Celebrada por Ziraldo, um de seus principais cultores (e não me acusem aqui por palavras que resvalam, muito de leve, em sua denominação mais genérica) ela já teve uma revista inteira dedicada à sua homenagem. Alçou discretos patamares de musa quando Drummond (quem diria, o tímido e franzino Drummond) escreveu um poema ao vê-la passar pela rua. Aos pés de seu monumento erigiu-se a glória de uma nação. A identidade de um povo, o carro-chefe de uma indústria. Vemos sua cara em jornais, postais, carnavais. Um domingo não é domingo sem sua íntima presença. A praia, ah, nem existe praia sem sua saudável ocorrência.
Senhoras e senhores, eu falo dela. Dela que, de tão influente, já estendeu seus domínios às mais altas esferas da vida pública. Não há uma só manifestação em que ela não esteja ali, insuflando multidões com sua palidez robusta, difundindo ideais de uma sociedade para quem o mundo virou as costas, e que agora repete o gesto para que todos saibam com quem é que estão se metendo. Senhoras e senhores, sabeis de quem eu falo.

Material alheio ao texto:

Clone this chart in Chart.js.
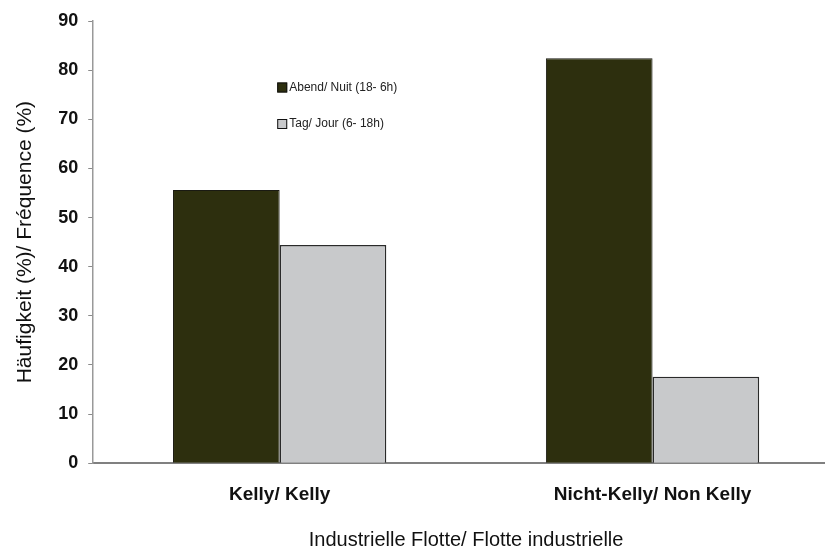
<!DOCTYPE html>
<html>
<head>
<meta charset="utf-8">
<script src="https://cdn.jsdelivr.net/npm/chart.js@4/dist/chart.umd.min.js"></script>
<style>
  html, body { margin: 0; padding: 0; background: #fff; overflow: hidden; }
  #wrap { width: 845px; height: 548px; }
</style>
</head>
<body>
<div id="wrap"><canvas id="myChart"></canvas></div>
<script>
// data
const categories = ["Kelly/ Kelly", "Nicht-Kelly/ Non Kelly"];
const nightLabel = "Abend/ Nuit (18- 6h)";
const dayLabel = "Tag/ Jour (6- 18h)";
const nightValues = [55.6, 82.4];
const dayValues = [44.4, 17.6];
const yTicks = [0, 10, 20, 30, 40, 50, 60, 70, 80, 90];

const FONT = "'Liberation Sans', Arial, sans-serif";

// legend drawn inside the plot area, like the original
const innerLegend = {
  id: "innerLegend",
  afterDraw(chart) {
    const ctx = chart.ctx;
    const area = chart.chartArea;
    ctx.save();
    ctx.font = "12px " + FONT;
    ctx.textBaseline = "middle";
    chart.data.datasets.forEach((ds, i) => {
      const x = area.left + 184;
      const y = area.top + 66.5 + i * 36.5;
      ctx.fillStyle = ds.backgroundColor;
      ctx.fillRect(x, y - 5, 10, 10);
      ctx.strokeStyle = "#111";
      ctx.lineWidth = 1;
      ctx.strokeRect(x + 0.5, y - 4.5, 9, 9);
      ctx.fillStyle = "#222";
      ctx.fillText(ds.label, x + 12, y);
    });
    ctx.restore();
  },
};

let ctx = document.getElementById("myChart").getContext("2d");
let myChart = new Chart(ctx, {
  type: "bar",
  data: {
    labels: categories,
    datasets: [
      {
        label: nightLabel,
        data: nightValues,
        backgroundColor: "#2d2f0e",
        borderColor: "#1a1a12",
        borderWidth: 1,
      },
      {
        label: dayLabel,
        data: dayValues,
        backgroundColor: "#c8c9cb",
        borderColor: "#2a2a2a",
        borderWidth: 1.5,
      },
    ],
  },
  options: {
    responsive: true,
    maintainAspectRatio: false,
    animation: false,
    layout: { padding: { top: 21, right: 6, left: 13, bottom: 0 } },
    plugins: {
      legend: { display: false },
      tooltip: { enabled: false },
    },
    datasets: {
      bar: { categoryPercentage: 0.572, barPercentage: 1.0 },
    },
    scales: {
      x: {
        grid: { display: false },
        border: { display: true, color: "#808080", width: 2 },
        ticks: {
          color: "#111",
          padding: 12,
          font: { family: FONT, size: 19, weight: "bold" },
        },
        title: {
          display: true,
          text: "Industrielle Flotte/ Flotte industrielle",
          color: "#111",
          padding: { top: 14, bottom: 0 },
          font: { family: FONT, size: 20, lineHeight: 0.8 },
        },
      },
      y: {
        min: 0,
        max: 90,
        afterBuildTicks: (scale) => {
          scale.ticks = yTicks.map((v) => ({ value: v }));
        },
        grid: { display: true, drawOnChartArea: false, tickLength: 5, color: "#8a8a8a" },
        border: { display: true, color: "#999", width: 1.5 },
        ticks: {
          color: "#111",
          padding: 10,
          font: { family: FONT, size: 18, weight: "bold" },
        },
        title: {
          display: true,
          text: "Häufigkeit (%)/ Fréquence (%)",
          color: "#111",
          padding: { top: 0, bottom: 10 },
          font: { family: FONT, size: 21 },
        },
      },
    },
  },
  plugins: [innerLegend],
});
</script>
</body>
</html>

Eu falo dela que também no esporte já deu o ar de sua graça. Nos torneios de tênis, entre uma bola e outra, quando menos esperamos por ela, eis que cruza então a quadra com uma agilidade menina, com uma lepidez de dar inveja a qualquer Pete Sampras. Sim, senhoras e senhores, eu falo dela. Dela e de seu esplendor anatômico. Dela, o apogeu da estética feminina, a deusa da geometria rotunda, o atributo da Vênus Calipígia. Senhoras e senhores, calai-vos, por que eu falo dela: da bunda.
Isso mesmo, caro leitor: a bunda. Ela que hoje, de tanto que abunda, desbunda. Reparam nela enquanto ela caminha, quando ela se põe assim meio imponente, meio impaciente, na fila do banco, na frente do canteiro de obras; veneram-na quando ela se diverte a bailar, com uma malemolência faceira, no topo do carro alegórico; clamam por sua vista na pouca roupa das que ainda têm o pudor de escondê-la. Por que então quando ela descuida, e se curva assim tão distraída, assim tão sem compostura, assim tão debruçada sobre si mesma, riem dela, fazem troça, zombam da sua pequena reentrância, daquele fino traço que anuncia a sua aparência?
Mas, como diria Paulinho Lopez, filósofo iconoclasta do Bar do Abreu, a bunda tornou-se uma coisa ambígua. Ora lúbrica, ora cômica, agrada aos olhos, mas é risível aos instintos. A bunda virou piada morfológica. Daquelas que você ri do começo porque já conhece o final.